In the late 1980's I helped to disassemble some old Wang computers and remove them from an office. They had GIANT 12" floppy drives and also tape drives -- tons of tape drives. These days nobody under 30 has heard of a Wang computer. The 12" floppy drives were obviously high tech in their day. Soon after there were 6" floppies followed by the 3.5" floppies in hard cases. Then there were ZIP drives, but ZIP drives didn't last long, because somebody figured out how to make CD's rewritable. I lived during a time when game graphics went through many stages. 3 color graphics. 16 color graphics. 256 color graphics. 16 million color graphics. 32 million color graphics. These technologies became available to the middle class over a period of only 10 years, and for the last 30 years there have been new video cards and new technologies available not just yearly but multiple times per year. I remember the first Voodoo video card, designed to work in tandom with an optional extra Voodoo. I had a friend who bought 2 of them and was able to run Quake at high speed. It was an amazing video game, a seriously awesome upgrade from games such as DOOM. I experienced Netscape in a community college library and didn't know what do to with it. It was before Google, and it was before Yahoo. I was there, but it was meaningless.

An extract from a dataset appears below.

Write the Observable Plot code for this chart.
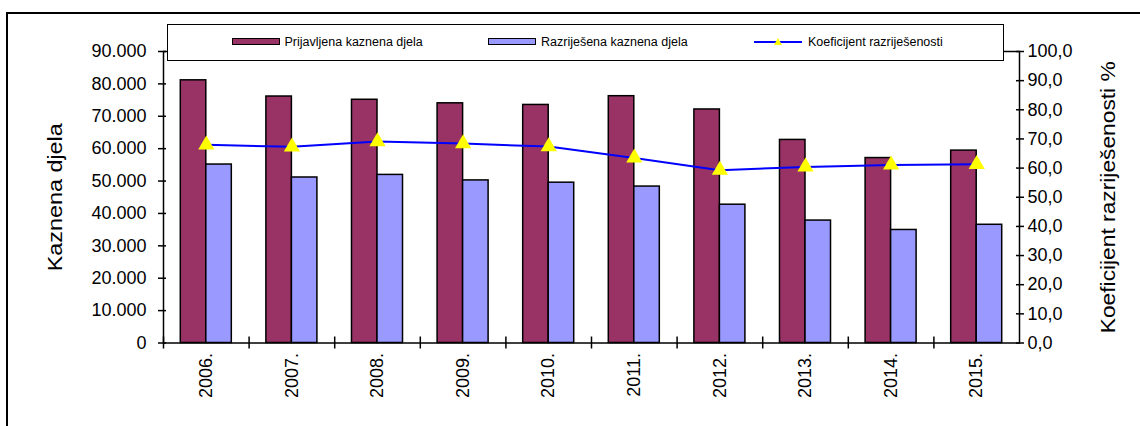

I used the 5" (5 1/4"?) floppies, first in 306K, & then in 1.2M.
They weren't very reliable for back up...lots'o read/write errors.
Zip drives were an improvement, but USB drives are the ultimate.
I can put all my records, op sys, op sys installation files, programs,
program installation files, & back-ups of all those going back to 1986
on one USB drive with room to spare.
And the USB drive is bootable on a computer running Win 98.